**Direction**
Nothing in the data should change when you return it, but leave the pictures out.

**Data segment**
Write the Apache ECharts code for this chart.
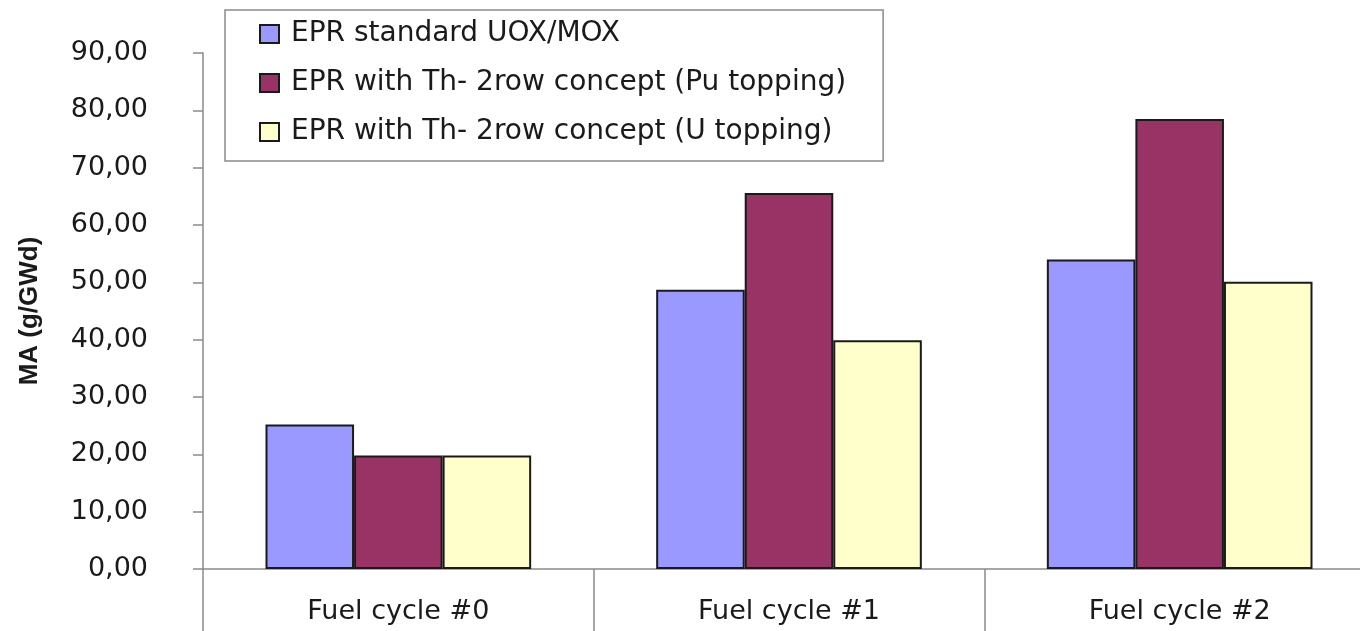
<!DOCTYPE html>
<html>
<head>
<meta charset="utf-8">
<script src="https://cdn.jsdelivr.net/npm/echarts@6/dist/echarts.min.js"></script>
<style>
  html, body { margin: 0; padding: 0; background: #fff; }
  #main { width: 1360px; height: 631px; }
</style>
</head>
<body>
<div id="main"></div>
<script>
// 类别与数据
const categories = ['Fuel cycle #0', 'Fuel cycle #1', 'Fuel cycle #2']
const seriesNames = [
  'EPR standard UOX/MOX',
  'EPR with Th- 2row concept (Pu topping)',
  'EPR with Th- 2row concept (U topping)'
]
const standardData = [25.2, 48.7, 54.0]
const puToppingData = [19.8, 65.6, 78.5]
const uToppingData = [19.8, 39.9, 50.1]
const yTickLabels = ['0,00', '10,00', '20,00', '30,00', '40,00', '50,00', '60,00', '70,00', '80,00', '90,00']

const colors = ['#9999ff', '#993366', '#ffffcc']
const axisGray = '#8a8a8a'
const textColor = '#1a1a1a'
const font = 'DejaVu Sans'

let myChart = echarts.init(document.getElementById('main'))

const barStyle = (c) => ({
  color: c,
  borderColor: '#1a1a1a',
  borderWidth: 2
})

let option = {
  animation: false,
  color: colors,
  legend: {
    orient: 'vertical',
    left: 225,
    top: 10,
    padding: [9, 37, 14, 34],
    itemGap: 19,
    itemWidth: 19,
    itemHeight: 18,
    icon: 'rect',
    borderColor: axisGray,
    borderWidth: 1.5,
    itemStyle: { borderColor: '#1a1a1a', borderWidth: 2 },
    textStyle: {
      fontFamily: font,
      fontSize: 28,
      color: textColor,
      lineHeight: 30,
      padding: [0, 0, 0, 7]
    },
    data: seriesNames
  },
  grid: {
    left: 203,
    width: 1172,
    top: 53,
    bottom: 62,
    outerBoundsMode: 'none' // 允许绘图区超出右边
  },
  xAxis: {
    type: 'category',
    data: categories,
    boundaryGap: true,
    axisLine: { lineStyle: { color: axisGray, width: 1.5 } },
    axisTick: {
      show: true,
      interval: 0,
      length: 70,
      lineStyle: { color: axisGray, width: 1.5 }
    },
    axisLabel: {
      fontFamily: font,
      fontSize: 27,
      color: textColor,
      margin: 29
    }
  },
  yAxis: {
    type: 'value',
    min: 0,
    max: 90,
    interval: 10,
    name: 'MA (g/GWd)',
    nameLocation: 'middle',
    nameGap: 160,
    nameTextStyle: {
      fontFamily: 'Liberation Sans',
      fontWeight: 'bold',
      fontSize: 26,
      color: textColor
    },
    axisLine: { show: true, lineStyle: { color: axisGray, width: 1.5 } },
    axisTick: { show: true, length: 10, lineStyle: { color: axisGray, width: 1.5 } },
    splitLine: { show: false },
    axisLabel: {
      fontFamily: font,
      fontSize: 27,
      color: textColor,
      margin: 55,
      formatter: (v) => yTickLabels[Math.round(v / 10)]
    }
  },
  series: [
    {
      name: seriesNames[0],
      type: 'bar',
      data: standardData,
      barGap: '0%',
      barCategoryGap: '32%',
      itemStyle: barStyle(colors[0])
    },
    {
      name: seriesNames[1],
      type: 'bar',
      data: puToppingData,
      barGap: '0%',
      barCategoryGap: '32%',
      itemStyle: barStyle(colors[1])
    },
    {
      name: seriesNames[2],
      type: 'bar',
      data: uToppingData,
      barGap: '0%',
      barCategoryGap: '32%',
      itemStyle: barStyle(colors[2])
    }
  ]
}

myChart.setOption(option)
window.addEventListener('resize', function () {
  myChart.resize()
})
</script>
</body>
</html>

**Result below**
Write the Apache ECharts code for this chart.
<!DOCTYPE html>
<html>
<head>
<meta charset="utf-8">
<script src="https://cdn.jsdelivr.net/npm/echarts@6/dist/echarts.min.js"></script>
<style>
  html, body { margin: 0; padding: 0; background: #fff; }
  #main { width: 1360px; height: 631px; }
</style>
</head>
<body>
<div id="main"></div>
<script>
// 类别与数据
const categories = ['Fuel cycle #0', 'Fuel cycle #1', 'Fuel cycle #2']
const seriesNames = [
  'EPR standard UOX/MOX',
  'EPR with Th- 2row concept (Pu topping)',
  'EPR with Th- 2row concept (U topping)'
]
const standardData = [25.2, 48.7, 54.0]
const puToppingData = [19.8, 65.6, 78.5]
const uToppingData = [19.8, 39.9, 50.1]
const yTickLabels = ['0,00', '10,00', '20,00', '30,00', '40,00', '50,00', '60,00', '70,00', '80,00', '90,00']

const colors = ['#9999ff', '#993366', '#ffffcc']
const axisGray = '#8a8a8a'
const textColor = '#1a1a1a'
const font = 'DejaVu Sans'

let myChart = echarts.init(document.getElementById('main'))

const barStyle = (c) => ({
  color: c,
  borderColor: '#1a1a1a',
  borderWidth: 2
})

let option = {
  animation: false,
  color: colors,
  legend: {
    orient: 'vertical',
    left: 225,
    top: 10,
    padding: [9, 37, 14, 34],
    itemGap: 19,
    itemWidth: 19,
    itemHeight: 18,
    icon: 'rect',
    borderColor: axisGray,
    borderWidth: 1.5,
    itemStyle: { borderColor: '#1a1a1a', borderWidth: 2 },
    textStyle: {
      fontFamily: font,
      fontSize: 28,
      color: textColor,
      lineHeight: 30,
      padding: [0, 0, 0, 7]
    },
    data: seriesNames
  },
  grid: {
    left: 203,
    width: 1172,
    top: 53,
    bottom: 62,
    outerBoundsMode: 'none' // 允许绘图区超出右边
  },
  xAxis: {
    type: 'category',
    data: categories,
    boundaryGap: true,
    axisLine: { lineStyle: { color: axisGray, width: 1.5 } },
    axisTick: {
      show: true,
      interval: 0,
      length: 70,
      lineStyle: { color: axisGray, width: 1.5 }
    },
    axisLabel: {
      fontFamily: font,
      fontSize: 27,
      color: textColor,
      margin: 29
    }
  },
  yAxis: {
    type: 'value',
    min: 0,
    max: 90,
    interval: 10,
    name: 'MA (g/GWd)',
    nameLocation: 'middle',
    nameGap: 160,
    nameTextStyle: {
      fontFamily: 'Liberation Sans',
      fontWeight: 'bold',
      fontSize: 26,
      color: textColor
    },
    axisLine: { show: true, lineStyle: { color: axisGray, width: 1.5 } },
    axisTick: { show: true, length: 10, lineStyle: { color: axisGray, width: 1.5 } },
    splitLine: { show: false },
    axisLabel: {
      fontFamily: font,
      fontSize: 27,
      color: textColor,
      margin: 55,
      formatter: (v) => yTickLabels[Math.round(v / 10)]
    }
  },
  series: [
    {
      name: seriesNames[0],
      type: 'bar',
      data: standardData,
      barGap: '0%',
      barCategoryGap: '32%',
      itemStyle: barStyle(colors[0])
    },
    {
      name: seriesNames[1],
      type: 'bar',
      data: puToppingData,
      barGap: '0%',
      barCategoryGap: '32%',
      itemStyle: barStyle(colors[1])
    },
    {
      name: seriesNames[2],
      type: 'bar',
      data: uToppingData,
      barGap: '0%',
      barCategoryGap: '32%',
      itemStyle: barStyle(colors[2])
    }
  ]
}

myChart.setOption(option)
window.addEventListener('resize', function () {
  myChart.resize()
})
</script>
</body>
</html>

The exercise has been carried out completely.